History of Bhutan

Our King and Queen with Prince Willam and Kate

People, Government- Food – Electricity – Currency – Language

People: Little over eight hundred thousand people inhabited widely in lower fertile lands in the south to the great Himalayas in the north. Various ethnic groups like Ngalops, Sharchops, Lhotshampas, Bjops, Brokpas & Doyas are inhabitants of Bhutan. People of Bhutan are called drukpas, meaning people living in Druk Yul, land of thunder dragon. Bhutanese are soft spoken, never tired of smiling and generally has shy personality.

Ngalops, Mongoloid origin inhabited most of the western districts of Bhutan and follow Kagyupa form of Buddhism. Sharchops, Indo Mongolian origin inhabited eastern districts. They practice Ningmapa form of Buddhism and are supposed to be the earliest inhabitant of Bhutan. Lhotshampas, Nepalese origin, of Hindu background occupy southern districts. Bjops and Brokpas are found in the extreme north and north eastern region. Doyas live in south west region. There are around 18 dialects spoken by different ethnic groups in Bhutan.

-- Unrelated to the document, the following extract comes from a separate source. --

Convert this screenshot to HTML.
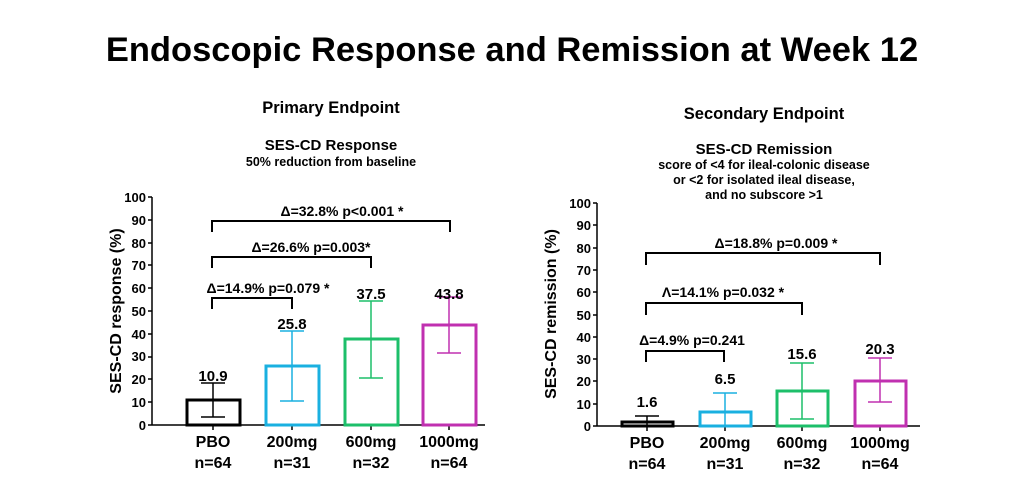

Government : The Government of Bhutan is a constitutional monarchy. Between, 1907 to 1950s Bhutan however was an absolute monarchy. The peaceful march to democracy has been a steady one. The King of Bhutan is head of state. Executive power is exercised by the Lhengye Zhungtshog, or council of ministers, headed by the Prime Minister. Legislative power is vested in the bicameral Parliament, both the upper National Council and the lower National Assembly. In 2008, Bhutan adopted its first modern Constitution, codifying the institutions of government and the legal framework for a democratic multi-party system. King is head of state and Prime Minister is head of the government.

Food : Bhutanese dishes are rich with spicy chillies and cheese, visitors can enjoy the Bhutanese cuisine with less spice if that is your preference. Delicious Indian, Chinese and Continental dishes are easily available in Bhutan and few vegetarian restaurants are available for vegetarian tourist in some part of the country.

Electricity : The voltage supply in the Bhutan is 220-240 volts AC, 50 Hz. Standard Indian round pin sockets are normally used at all places.

Currency : Bhutanese currency is called Ngultrum (Nu) and is value is equivalent  with Indian Rupee. US dollar, US Traveler’s cheques, Euro, Australian Dollar are widely used in Bhutan. Indian Rupee is acceptable all over Bhutan however it is not advisable to carry  higher denomination currency like Rs 2,000 and Rs 500.

Language : Dzongkha is national language of Bhutan and a large number of local dialects are also spoken. English is the medium for educational instructions so most people in Bhutan can understand and speak English.